The reality is that the people with the power in the US political system are like you and will categorically not accept less police violence, it is a feature not a bug. Meanwhile, crime has been decreasing and will keep decreasing no matter how much rightwing figures make a bunch of noise about crime and scary immigrants to try to distract people from noticing they aren't actually doing their jobs and passing legislation to meaningfully improve people's lives (that addresses REAL problems like unaffordable healthcare or lack of access to affordable housing, not whether hypothetically a transgender person might have a slighttttt advantage in sports??)
Cite your sources bro. If anything has changed it is that rightwing extremists have become less capable of hiding their racism under a veneer of acceptability politics and have become more openly violent as they realize the general public is beginning to see rightwing extremists (which is effectively the whole damn party, since it is a party of cowards that just follows the loudest, angriest person) for the losers they are. In this sense, yes maybe tensions have increased, but if they have the overwhelming evidence points to conservative rightwing extremists specifically escalating tensions in the vast majority of cases.

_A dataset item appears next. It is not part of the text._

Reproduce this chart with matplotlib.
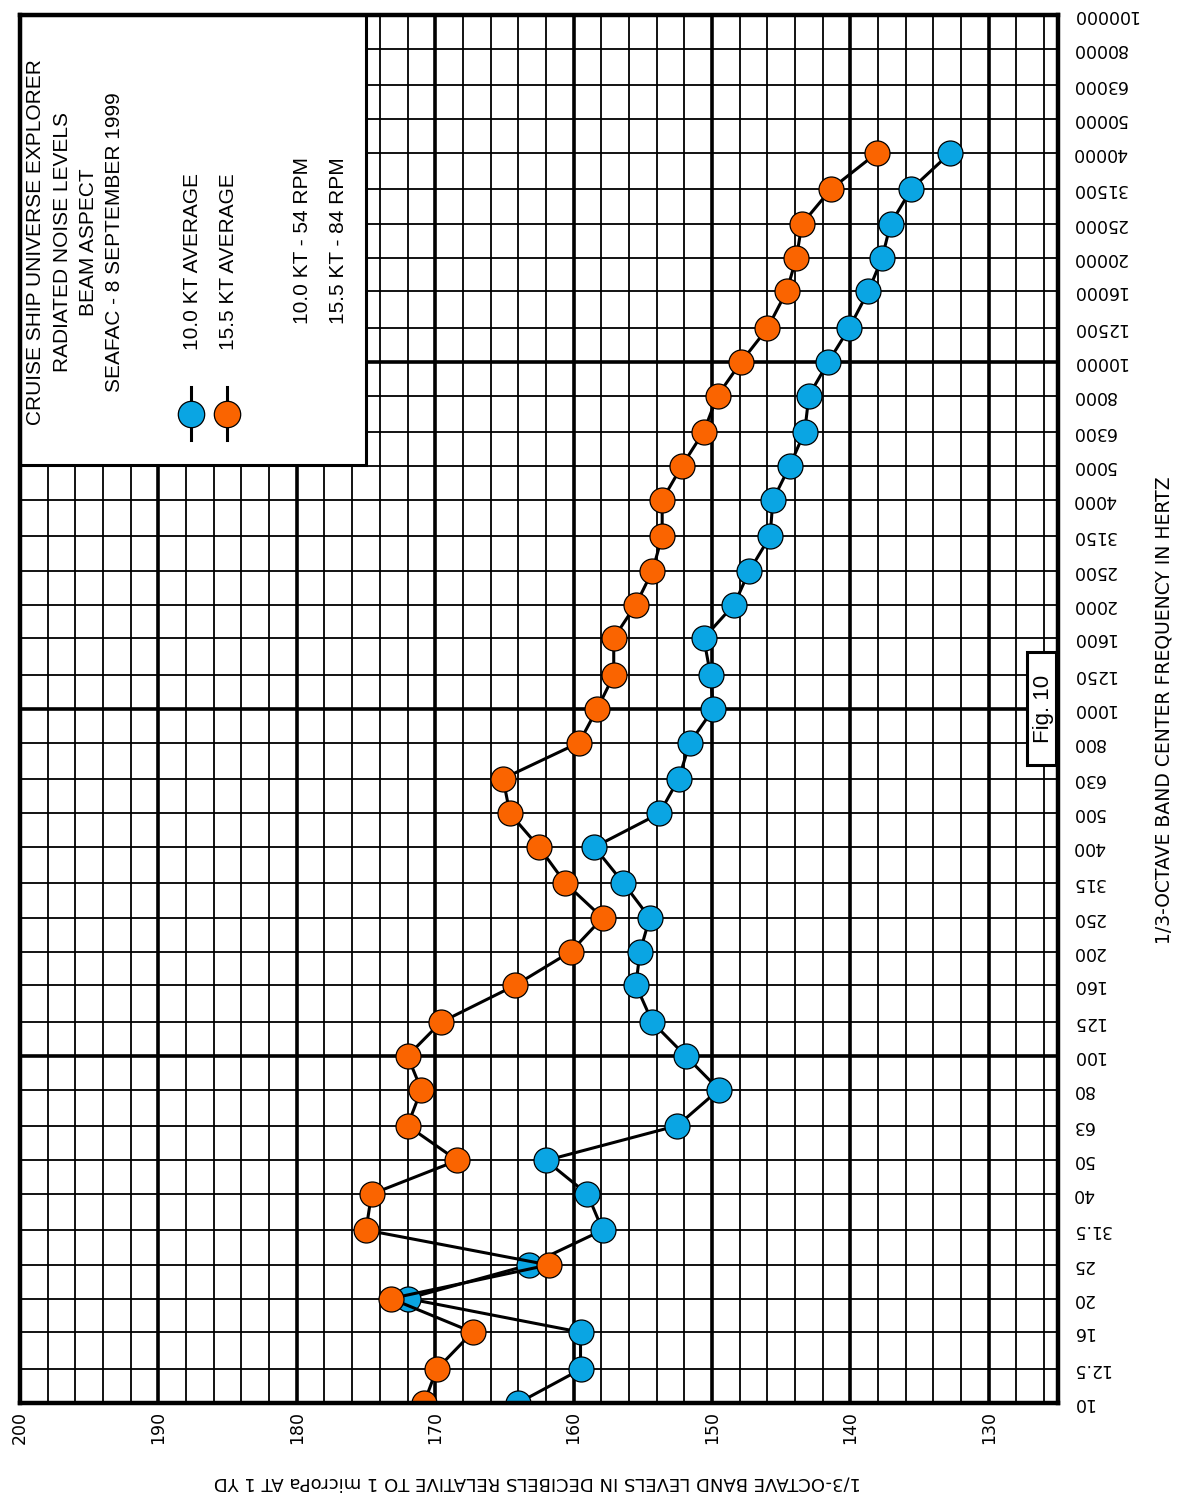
import matplotlib
matplotlib.use("Agg")
import matplotlib.pyplot as plt
from matplotlib.patches import Rectangle
from matplotlib.lines import Line2D

plt.rcParams['font.family'] = ['Liberation Sans', 'DejaVu Sans']

# 1/3-octave band centre frequencies (Hz)
band_labels = ['10', '12.5', '16', '20', '25', '31.5', '40', '50', '63', '80',
               '100', '125', '160', '200', '250', '315', '400', '500', '630', '800',
               '1000', '1250', '1600', '2000', '2500', '3150', '4000', '5000', '6300', '8000',
               '10000', '12500', '16000', '20000', '25000', '31500', '40000', '50000', '63000', '80000',
               '100000']
band_freqs = [float(s) for s in band_labels]

# Measured band levels, dB re 1 microPa at 1 yd (10 Hz ... 40 kHz)
level_10kt = [164.0, 159.5, 159.5, 172.0, 163.2, 157.9, 159.0, 162.0, 152.5, 149.5,
              151.9, 154.3, 155.5, 155.2, 154.5, 156.4, 158.5, 153.8, 152.4, 151.6,
              149.9, 150.1, 150.6, 148.4, 147.3, 145.8, 145.6, 144.4, 143.3, 143.0,
              141.6, 140.1, 138.7, 137.7, 137.1, 135.6, 132.8]
level_155kt = [170.8, 169.9, 167.3, 173.2, 161.8, 175.0, 174.6, 168.4, 172.0, 171.0,
               172.0, 169.6, 164.2, 160.2, 157.9, 160.6, 162.5, 164.6, 165.1, 159.6,
               158.3, 157.1, 157.1, 155.5, 154.3, 153.6, 153.6, 152.2, 150.6, 149.6,
               147.9, 146.0, 144.6, 143.9, 143.5, 141.4, 138.1]

db_ticks = [200, 190, 180, 170, 160, 150, 140, 130]

W, H = 1178, 1501
fig = plt.figure(figsize=(W / 100, H / 100), dpi=100)
ax = fig.add_axes([20 / W, (H - 1403) / H, 1038 / W, 1388 / H])


def fx(x):
    return x / W


def fy(y):
    return 1 - y / H


ax.set_xlim(200, 125)
ax.set_yscale('log')
ax.set_ylim(10, 100000)

# grid: every 2 dB / every band, heavy at 10 dB and at decades
for v in range(126, 200, 2):
    ax.axvline(v, color='black', lw=2.6 if v % 10 == 0 else 1.3, zorder=1)
for f in band_freqs[1:-1]:
    heavy = f in (100.0, 1000.0, 10000.0)
    ax.axhline(f, color='black', lw=2.6 if heavy else 1.3, zorder=1)

for s in ax.spines.values():
    s.set_linewidth(3.2)
    s.set_zorder(6)

tick_font = dict(family='DejaVu Sans', size=12.5)
ax.set_xticks(db_ticks)
ax.set_xticklabels([str(v) for v in db_ticks], rotation=90, fontdict=tick_font)
ax.tick_params(axis='x', length=0, pad=6)
ax.yaxis.tick_right()
ax.set_yticks(band_freqs)
ax.set_yticklabels(band_labels, fontdict=tick_font)
ax.yaxis.set_minor_locator(matplotlib.ticker.NullLocator())
ax.tick_params(axis='y', which='both', length=0, pad=10)
for t in ax.get_yticklabels():
    t.set_rotation(180)
    t.set_ha('left')
    t.set_va('center')

blue = '#0aa5e3'
orange = '#fa6400'
n = len(level_10kt)
ax.plot(level_10kt, band_freqs[:n], color='black', lw=2.2, marker='o', ms=18,
        mfc=blue, mec='black', mew=0.9, zorder=3)
ax.plot(level_155kt, band_freqs[:n], color='black', lw=2.2, marker='o', ms=18,
        mfc=orange, mec='black', mew=0.9, zorder=4)

# legend panel
ax.add_patch(Rectangle((0, (1403 - 465) / 1388), 346 / 1038, 450 / 1388,
                       transform=ax.transAxes, facecolor='white', edgecolor='black',
                       lw=2.2, zorder=5))

title_lines = [('CRUISE SHIP UNIVERSE EXPLORER', 36),
               ('RADIATED NOISE LEVELS', 63),
               ('BEAM ASPECT', 89),
               ('SEAFAC - 8 SEPTEMBER 1999', 115)]
for txt, x in title_lines:
    fig.text(fx(x), fy(242), txt, rotation=90, ha='center', va='center',
             fontsize=15, zorder=7)

for txt, x, ybot in [('10.0 KT AVERAGE', 193, 350), ('15.5 KT AVERAGE', 229, 350),
                     ('10.0 KT - 54 RPM', 303, 324), ('15.5 KT - 84 RPM', 338, 324)]:
    fig.text(fx(x), fy(ybot), txt, rotation=90, ha='center', va='bottom',
             fontsize=15, zorder=7)

for x, c in [(191, blue), (227, orange)]:
    fig.add_artist(Line2D([fx(x)] * 3, [fy(387), fy(414), fy(440)], color='black',
                          lw=2.2, marker='o', markevery=[1], ms=19, mfc=c,
                          mec='black', mew=0.9, zorder=8))

# figure tag
fig.add_artist(Rectangle((fx(1027), fy(765)), 29 / W, 113 / H, transform=fig.transFigure,
                         facecolor='white', edgecolor='black', lw=2.2, zorder=8))
fig.text(fx(1043), fy(709), 'Fig. 10', rotation=90, ha='center', va='center',
         fontsize=16, zorder=9)

fig.text(fx(537), fy(1483), '1/3-OCTAVE BAND LEVELS IN DECIBELS RELATIVE TO 1 microPa AT 1 YD',
         rotation=180, ha='center', va='center', family='DejaVu Sans', fontsize=13)
fig.text(fx(1164), fy(710), '1/3-OCTAVE BAND CENTER FREQUENCY IN HERTZ',
         rotation=90, ha='center', va='center', family='DejaVu Sans', fontsize=13.5)

fig.savefig('out.png', dpi=100)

Perhaps more existentially for the conservative movement in the US, the general public is also beginning to realize how irresponsibly rightwing extremists behave in policy making (again which is essentially every Republican in office because they all just fall in line no matter how hateful their leader is) because their basic sense of empathy was utterly lobotomized by spending too many hours in front of the tv watching the likes of New Gingrich and Bill O'Reilly. Republicans are the dog chasing the car and the car is hate, and we can only hope that they have finally caught the car in banning abortions and overturning roe vs wade (which the numbers are looking promising, my fingers are crossed :) ).